Call for ban on dangerous pavement parking

May 24 2019

Martin Fodor, councillor for Redland has co-ordinated Bristol Greens group’s submission to the House of Commons Inquiry into pavement parking on behalf of the Bristol Green group, highlighting the dangers and accessibility problems it causes and calling for a ban to be legally enforced by either local government or the police.
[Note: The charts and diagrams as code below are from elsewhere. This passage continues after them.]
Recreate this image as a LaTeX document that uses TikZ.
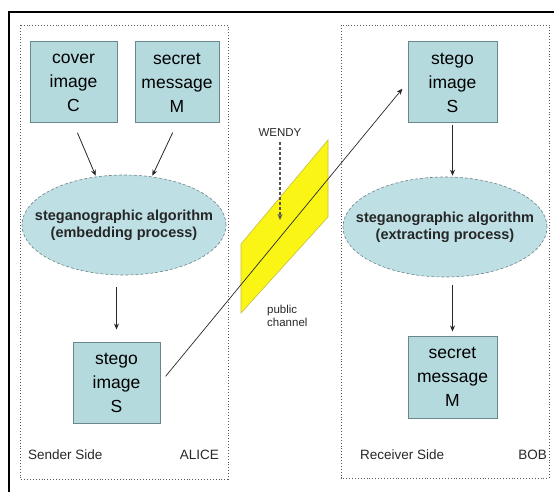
\documentclass[tikz,border=0pt]{standalone}
\usepackage{fontspec}
\setmainfont{Liberation Sans}
\usetikzlibrary{shapes.geometric,arrows.meta}

\definecolor{boxfill}{RGB}{180,218,222}
\definecolor{boxline}{RGB}{105,135,140}
\definecolor{ellfill}{RGB}{190,224,229}
\definecolor{ellline}{RGB}{110,130,135}
\definecolor{chanfill}{RGB}{250,245,20}
\definecolor{chanline}{RGB}{200,190,60}
\definecolor{ink}{RGB}{40,40,40}

\tikzset{
  databox/.style={draw=boxline, line width=1pt, fill=boxfill, align=center,
    font=\fontsize{17.5}{24}\selectfont, inner sep=0pt},
  algo/.style={ellipse, draw=ellline, densely dashed, line width=0.6pt, fill=ellfill,
    inner sep=0pt, minimum width=204pt, minimum height=100pt},
  algotext/.style={align=center, inner sep=0pt, text=black!85,
    font=\bfseries\fontsize{14.5}{17}\selectfont},
  sidebox/.style={draw=gray!70!black, dotted, line width=0.9pt},
  flow/.style={draw=ink, line width=0.8pt, -{Stealth[length=6pt,width=5pt]}},
  caption/.style={font=\fontsize{13.5}{15}\selectfont, text=ink, inner sep=0pt},
}

\begin{document}
\begin{tikzpicture}[x=1pt, y=-1pt]
  \useasboundingbox (0,0) rectangle (554,492);
  \fill[white] (0,0) rectangle (554,492);

  % outer frame (top and left edges)
  \draw[black, line width=1.8pt] (9,492) -- (9,12) -- (554,12);

  % sender and receiver areas
  \draw[sidebox] (20,25) rectangle (228,479);
  \draw[sidebox] (341,25) rectangle (549,478);

  % public channel
  \fill[chanfill, draw=chanline, line width=0.6pt]
    (241,244) -- (328,140) -- (328,217) -- (241,313) -- cycle;
  \node[inner sep=0pt, font=\fontsize{11.5}{13}\selectfont, text=ink, align=left, anchor=north west]
    (pub) at (267,305) {public\\channel};

  % sender side
  \node[databox, minimum width=87pt, minimum height=81pt] (cover) at (73.5,82.5)
    {cover\\image\\C};
  \node[databox, minimum width=84pt, minimum height=81pt] (secret) at (177,82.5)
    {secret\\message\\M};
  \node[algo] (enc) at (124,225) {};
  \node[algotext] (enctext) at (enc.center)
    {steganographic algorithm\\(embedding process)};
  \node[databox, minimum width=87pt, minimum height=81pt] (stegoA) at (116.5,382.5)
    {stego\\image\\S};
  \node[caption, anchor=west] (sender) at (28,455) {Sender Side};
  \node[caption, anchor=east] (alice) at (219,455) {ALICE};

  % receiver side
  \node[databox, minimum width=89pt, minimum height=81pt] (stegoB) at (452.5,82.5)
    {stego\\image\\S};
  \node[algo] (dec) at (445,227) {};
  \node[algotext] (dectext) at (dec.center)
    {steganographic algorithm\\(extracting process)};
  \node[databox, minimum width=89pt, minimum height=82pt] (secretB) at (452.5,377)
    {secret\\message\\M};
  \node[caption, anchor=west] (receiver) at (360,455) {Receiver Side};
  \node[caption, anchor=east] (bob) at (547,455) {BOB};

  % eavesdropper
  \node[inner sep=1pt, font=\fontsize{11.5}{13}\selectfont, text=ink] (wendy) at (280,133) {WENDY};
  \coordinate (tap) at (280,220);
  \draw[flow, densely dashed, line width=1.4pt, draw=ink!80] (wendy.south) ++(0,4) -- (tap);

  % data flow
  \draw[flow, shorten <=10pt, shorten >=1pt] (cover.south) -- (enc.120);
  \draw[flow, shorten <=10pt, shorten >=1pt] (secret.south) -- (enc.60);
  \draw[flow, shorten <=12pt, shorten >=12pt] (stegoA.north |- enc.south) -- (stegoA.north);
  \draw[flow, shorten <=2pt, shorten >=1pt] (stegoB.south) -- (stegoB.south |- dec.north);
  \draw[flow, shorten <=8pt, shorten >=4pt] (secretB.north |- dec.south) -- (secretB.north);
  \draw[flow, line width=0.7pt, shorten <=8pt, shorten >=8pt] (stegoA.east) -- (stegoB.west);
\end{tikzpicture}
\end{document}
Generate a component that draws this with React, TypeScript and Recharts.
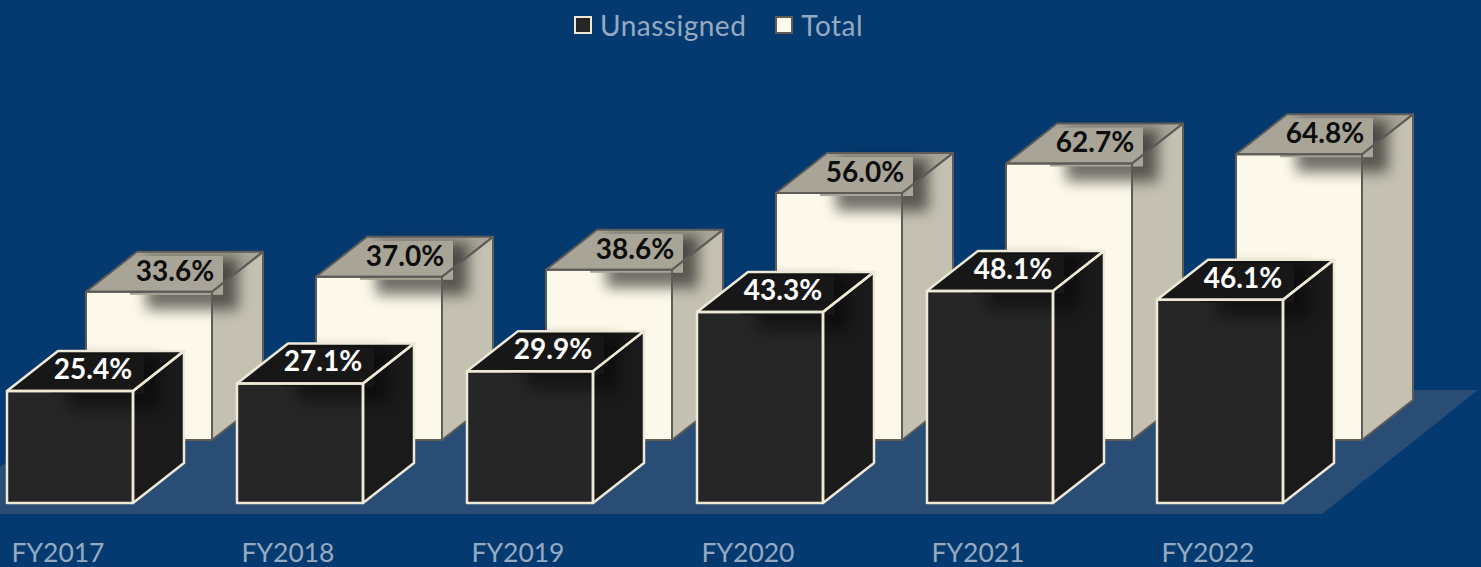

 The parliamentary inquiry into pavement parking was set up following escalating local frustrations about the issue. Parking on pavements is a common complaint in many urban areas in the UK outside London (where it is banned).
 Councillor Fodor cited the frequent case work in wards where residents have repeatedly raised frustrations over clogged streets, pavements inaccessible to disabled or elderly people, risk of car crashes caused by cars parked on corners, and the real danger that cramped streets might prevent emergency vehicles like fire engines getting to people’s homes in time. In February this year it was revealed that Avon fire crews have been delayed on multiple occasions by badly parked cars and are procuring smaller fire trucks.
 The submission draws on the work of the Bristol Walking Alliance and adopts many of the same goals. It calls for clarification on the law and a ‘memorandum of understanding’ between the police and local government to resolve who enforces pavement parking, as well as public engagement, better design to make streets safer for children and people with disabilities, and a review of local Traffic Regulation Orders.
 Councillor Fodor said: “For people in Redland and in other areas across the city this is a daily problem. Pavement parking means blocked pavements which means that parents with buggies or residents in wheelchairs or mobility scooters are often forced to walk in the middle of the road. It increases the risk of car accidents, slows down waste and recycling and the failure to manage these issues is already causing delays to emergency services in Bristol.
 “I recognise that it’s a complex issue as often pavement parking is an attempt to free up space in the road for other vehicles, and ultimately we have to deal with the overcrowding of our streets that’s fuelling this behaviour. This problem won’t go away unless the council and the government take action – the way things stand I’m worried that it’s only a matter of time before someone is seriously hurt or worse.
 “At the moment there’s a confusion over whether this is a civil or a criminal offence. It’s time the government provided clarification on this. And, at the local level it’s frustrating that nothing is being done.”